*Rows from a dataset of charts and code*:
----------
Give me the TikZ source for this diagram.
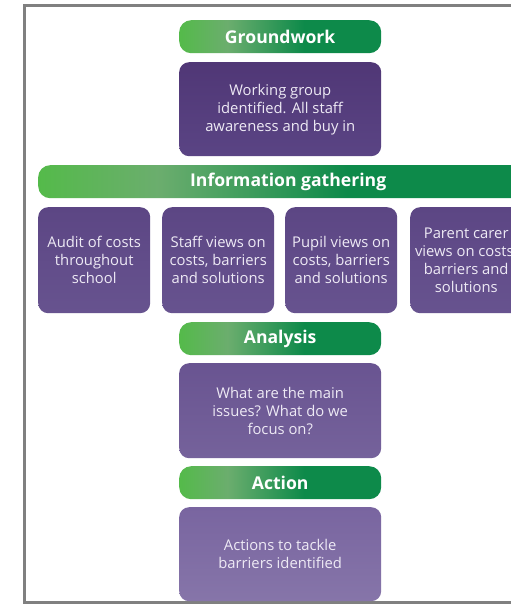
\documentclass[tikz,border=0pt]{standalone}
\usepackage{fontspec}
\setmainfont{Open Sans}
\definecolor{framegray}{HTML}{808080}
\definecolor{boxtext}{HTML}{EEEAF5}
\definecolor{pA1}{HTML}{503776}
\definecolor{pA2}{HTML}{5A4484}
\definecolor{pB1}{HTML}{5C4684}
\definecolor{pB2}{HTML}{67538F}
\definecolor{pC1}{HTML}{695491}
\definecolor{pC2}{HTML}{75629B}
\definecolor{pD1}{HTML}{7965A0}
\definecolor{pD2}{HTML}{8675A9}
\pgfdeclarehorizontalshading{greenbar}{100bp}{rgb(0bp)=(0.33,0.73,0.29); rgb(25bp)=(0.33,0.73,0.29); rgb(37bp)=(0.42,0.68,0.43); rgb(56bp)=(0.05,0.54,0.29); rgb(100bp)=(0.05,0.54,0.29)}
\tikzset{
  hdr/.style={anchor=north west, rounded corners=12pt, shading=greenbar,
    minimum height=33pt, inner sep=0pt, text=white,
    font=\fontsize{17.6}{20}\selectfont\bfseries},
  pbox/.style={anchor=north west, rounded corners=10pt, inner sep=0pt,
    align=center, text=boxtext, font=\fontsize{14.8}{18}\selectfont},
}
\begin{document}
\begin{tikzpicture}[x=1pt,y=-1pt]
\clip (0,0) rectangle (511,605);
\fill[white] (0,0) rectangle (511,605);
% frame
\draw[framegray, line width=3pt] (540,5.5) -- (24.5,5.5) -- (24.5,602.5) -- (540,602.5);
% groundwork
\node[hdr, minimum width=202pt] (ground) at (179,20) {Groundwork};
\node[pbox, minimum width=202pt, minimum height=94pt, top color=pA1, bottom color=pA2] (work) at (179,62)
  {Working group\\identified. All staff\\awareness and buy in};
% information gathering
\node[hdr, minimum width=500pt] (info) at (38,165) {Information gathering};
\node[pbox, minimum width=112pt, minimum height=106pt, top color=pB1, bottom color=pB2] (audit) at (38,207)
  {Audit of costs\\throughout\\school};
\node[pbox, minimum width=112pt, minimum height=106pt, top color=pB1, bottom color=pB2] (staff) at (162,207)
  {Staff views on\\costs, barriers\\and solutions};
\node[pbox, minimum width=112pt, minimum height=106pt, top color=pB1, bottom color=pB2] (pupil) at (285,207)
  {Pupil views on\\costs, barriers\\and solutions};
\node[pbox, minimum width=112pt, minimum height=106pt, top color=pB1, bottom color=pB2] (parent) at (410,207)
  {Parent carer\\views on costs,\\barriers and\\solutions};
% analysis
\node[hdr, minimum width=202pt] (analysis) at (179,322) {Analysis};
\node[pbox, minimum width=202pt, minimum height=95pt, top color=pC1, bottom color=pC2] (issues) at (179,363)
  {What are the main\\issues? What do we\\focus on?};
% action
\node[hdr, minimum width=202pt] (action) at (179,466) {Action};
\node[pbox, minimum width=202pt, minimum height=94pt, top color=pD1, bottom color=pD2] (tackle) at (179,507)
  {Actions to tackle\\barriers identified};
\end{tikzpicture}
\end{document}
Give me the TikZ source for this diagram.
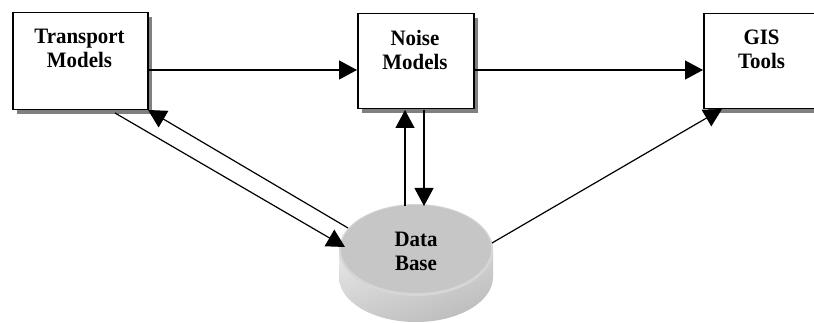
\documentclass[tikz,border=0pt]{standalone}
\usepackage{fontspec}
\setmainfont{Liberation Serif}
\newfontfamily\labelfont[FakeStretch=0.95]{Liberation Serif}
\usetikzlibrary{arrows.meta,calc}
\definecolor{shadowgray}{HTML}{808080}
\definecolor{dbtop}{HTML}{C6C6C6}
\definecolor{dbrim}{HTML}{D6D6D6}
\tikzset{
  box/.style={draw=black, line width=1.5pt, fill=white},
  boxshadow/.style={fill=shadowgray},
  label/.style={font=\labelfont\fontsize{22}{24}\selectfont\bfseries, align=center, inner sep=0pt, anchor=north},
  flow/.style={line width=1.2pt, -{Triangle[length=18pt,width=19pt]}},
}
\begin{document}
\begin{tikzpicture}[x=1pt,y=-1pt]
  \useasboundingbox (0,0) rectangle (814,323);
  \clip (0,0) rectangle (814,323);

  % box shadows
  \fill[boxshadow] (17,17) rectangle (152,114);
  \fill[boxshadow] (362,18) rectangle (478,113);
  \fill[boxshadow] (708,18) rectangle (826,113);

  % boxes
  \node[box, minimum width=135pt, minimum height=97pt, anchor=north west] (tm) at (12,12) {};
  \node[box, minimum width=116pt, minimum height=95pt, anchor=north west] (nm) at (357,13) {};
  \node[box, minimum width=117pt, minimum height=95pt, anchor=north west] (gis) at (703,13) {};

  \node[label] (tmtext) at (79.5,29) {Transport\\Models};
  \node[label] (nmtext) at (415,30) {Noise\\Models};
  \node[label] (gistext) at (761.5,30) {GIS\\Tools};

  % database cylinder: shaded side, then the top face
  \coordinate (dbc) at (416,250);
  \shade[top color=white!80!dbrim, bottom color=dbtop!95!black]
    (339,250) -- (339,277) arc[start angle=180, end angle=360, x radius=77, y radius=-45]
    -- (493,250) arc[start angle=0, end angle=180, x radius=77, y radius=-45] -- cycle;
  \shade[left color=white, right color=dbtop!85!black, opacity=0.25]
    (339,250) -- (339,277) arc[start angle=180, end angle=360, x radius=77, y radius=-45]
    -- (493,250) arc[start angle=0, end angle=180, x radius=77, y radius=-45] -- cycle;
  \fill[dbrim] (dbc) ellipse[x radius=77, y radius=46];
  \fill[dbtop] (416,249) ellipse[x radius=75, y radius=44];
  \node[label] (dbtext) at (416,232) {Data\\Base};

  % connector end points
  \coordinate (tmout) at (147,70);
  \coordinate (nmin) at (357,70);
  \coordinate (nmout) at (473,70);
  \coordinate (gisin) at (703,70);
  \coordinate (tmlow) at (115,113);
  \coordinate (dbleft) at (345,247);
  \coordinate (dbleftup) at (348,228);
  \coordinate (tmcorner) at (148,110);
  \coordinate (dbup) at (405,206);
  \coordinate (nmlow) at (405,110);
  \coordinate (nmdown) at (424,110);
  \coordinate (dbtopin) at (424,206);
  \coordinate (dbright) at (492,243);
  \coordinate (gislow) at (722,109);

  % connectors
  \draw[flow] (tmout) -- (nmin);
  \draw[flow] (nmout) -- (gisin);
  \draw[flow] (tmlow) -- (dbleft);
  \draw[flow] (dbleftup) -- (tmcorner);
  \draw[flow] (dbup) -- (nmlow);
  \draw[flow] (nmdown) -- (dbtopin);
  \draw[flow] (dbright) -- (gislow);
\end{tikzpicture}
\end{document}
----------
*What is required*:
Leave the pictures out and reproduce all of the records exactly.

*Answer below*:
Give me the TikZ source for this diagram.
\documentclass[tikz,border=0pt]{standalone}
\usepackage{fontspec}
\setmainfont{Open Sans}
\definecolor{framegray}{HTML}{808080}
\definecolor{boxtext}{HTML}{EEEAF5}
\definecolor{pA1}{HTML}{503776}
\definecolor{pA2}{HTML}{5A4484}
\definecolor{pB1}{HTML}{5C4684}
\definecolor{pB2}{HTML}{67538F}
\definecolor{pC1}{HTML}{695491}
\definecolor{pC2}{HTML}{75629B}
\definecolor{pD1}{HTML}{7965A0}
\definecolor{pD2}{HTML}{8675A9}
\pgfdeclarehorizontalshading{greenbar}{100bp}{rgb(0bp)=(0.33,0.73,0.29); rgb(25bp)=(0.33,0.73,0.29); rgb(37bp)=(0.42,0.68,0.43); rgb(56bp)=(0.05,0.54,0.29); rgb(100bp)=(0.05,0.54,0.29)}
\tikzset{
  hdr/.style={anchor=north west, rounded corners=12pt, shading=greenbar,
    minimum height=33pt, inner sep=0pt, text=white,
    font=\fontsize{17.6}{20}\selectfont\bfseries},
  pbox/.style={anchor=north west, rounded corners=10pt, inner sep=0pt,
    align=center, text=boxtext, font=\fontsize{14.8}{18}\selectfont},
}
\begin{document}
\begin{tikzpicture}[x=1pt,y=-1pt]
\clip (0,0) rectangle (511,605);
\fill[white] (0,0) rectangle (511,605);
% frame
\draw[framegray, line width=3pt] (540,5.5) -- (24.5,5.5) -- (24.5,602.5) -- (540,602.5);
% groundwork
\node[hdr, minimum width=202pt] (ground) at (179,20) {Groundwork};
\node[pbox, minimum width=202pt, minimum height=94pt, top color=pA1, bottom color=pA2] (work) at (179,62)
  {Working group\\identified. All staff\\awareness and buy in};
% information gathering
\node[hdr, minimum width=500pt] (info) at (38,165) {Information gathering};
\node[pbox, minimum width=112pt, minimum height=106pt, top color=pB1, bottom color=pB2] (audit) at (38,207)
  {Audit of costs\\throughout\\school};
\node[pbox, minimum width=112pt, minimum height=106pt, top color=pB1, bottom color=pB2] (staff) at (162,207)
  {Staff views on\\costs, barriers\\and solutions};
\node[pbox, minimum width=112pt, minimum height=106pt, top color=pB1, bottom color=pB2] (pupil) at (285,207)
  {Pupil views on\\costs, barriers\\and solutions};
\node[pbox, minimum width=112pt, minimum height=106pt, top color=pB1, bottom color=pB2] (parent) at (410,207)
  {Parent carer\\views on costs,\\barriers and\\solutions};
% analysis
\node[hdr, minimum width=202pt] (analysis) at (179,322) {Analysis};
\node[pbox, minimum width=202pt, minimum height=95pt, top color=pC1, bottom color=pC2] (issues) at (179,363)
  {What are the main\\issues? What do we\\focus on?};
% action
\node[hdr, minimum width=202pt] (action) at (179,466) {Action};
\node[pbox, minimum width=202pt, minimum height=94pt, top color=pD1, bottom color=pD2] (tackle) at (179,507)
  {Actions to tackle\\barriers identified};
\end{tikzpicture}
\end{document}
Give me the TikZ source for this diagram.
\documentclass[tikz,border=0pt]{standalone}
\usepackage{fontspec}
\setmainfont{Liberation Serif}
\newfontfamily\labelfont[FakeStretch=0.95]{Liberation Serif}
\usetikzlibrary{arrows.meta,calc}
\definecolor{shadowgray}{HTML}{808080}
\definecolor{dbtop}{HTML}{C6C6C6}
\definecolor{dbrim}{HTML}{D6D6D6}
\tikzset{
  box/.style={draw=black, line width=1.5pt, fill=white},
  boxshadow/.style={fill=shadowgray},
  label/.style={font=\labelfont\fontsize{22}{24}\selectfont\bfseries, align=center, inner sep=0pt, anchor=north},
  flow/.style={line width=1.2pt, -{Triangle[length=18pt,width=19pt]}},
}
\begin{document}
\begin{tikzpicture}[x=1pt,y=-1pt]
  \useasboundingbox (0,0) rectangle (814,323);
  \clip (0,0) rectangle (814,323);

  % box shadows
  \fill[boxshadow] (17,17) rectangle (152,114);
  \fill[boxshadow] (362,18) rectangle (478,113);
  \fill[boxshadow] (708,18) rectangle (826,113);

  % boxes
  \node[box, minimum width=135pt, minimum height=97pt, anchor=north west] (tm) at (12,12) {};
  \node[box, minimum width=116pt, minimum height=95pt, anchor=north west] (nm) at (357,13) {};
  \node[box, minimum width=117pt, minimum height=95pt, anchor=north west] (gis) at (703,13) {};

  \node[label] (tmtext) at (79.5,29) {Transport\\Models};
  \node[label] (nmtext) at (415,30) {Noise\\Models};
  \node[label] (gistext) at (761.5,30) {GIS\\Tools};

  % database cylinder: shaded side, then the top face
  \coordinate (dbc) at (416,250);
  \shade[top color=white!80!dbrim, bottom color=dbtop!95!black]
    (339,250) -- (339,277) arc[start angle=180, end angle=360, x radius=77, y radius=-45]
    -- (493,250) arc[start angle=0, end angle=180, x radius=77, y radius=-45] -- cycle;
  \shade[left color=white, right color=dbtop!85!black, opacity=0.25]
    (339,250) -- (339,277) arc[start angle=180, end angle=360, x radius=77, y radius=-45]
    -- (493,250) arc[start angle=0, end angle=180, x radius=77, y radius=-45] -- cycle;
  \fill[dbrim] (dbc) ellipse[x radius=77, y radius=46];
  \fill[dbtop] (416,249) ellipse[x radius=75, y radius=44];
  \node[label] (dbtext) at (416,232) {Data\\Base};

  % connector end points
  \coordinate (tmout) at (147,70);
  \coordinate (nmin) at (357,70);
  \coordinate (nmout) at (473,70);
  \coordinate (gisin) at (703,70);
  \coordinate (tmlow) at (115,113);
  \coordinate (dbleft) at (345,247);
  \coordinate (dbleftup) at (348,228);
  \coordinate (tmcorner) at (148,110);
  \coordinate (dbup) at (405,206);
  \coordinate (nmlow) at (405,110);
  \coordinate (nmdown) at (424,110);
  \coordinate (dbtopin) at (424,206);
  \coordinate (dbright) at (492,243);
  \coordinate (gislow) at (722,109);

  % connectors
  \draw[flow] (tmout) -- (nmin);
  \draw[flow] (nmout) -- (gisin);
  \draw[flow] (tmlow) -- (dbleft);
  \draw[flow] (dbleftup) -- (tmcorner);
  \draw[flow] (dbup) -- (nmlow);
  \draw[flow] (nmdown) -- (dbtopin);
  \draw[flow] (dbright) -- (gislow);
\end{tikzpicture}
\end{document}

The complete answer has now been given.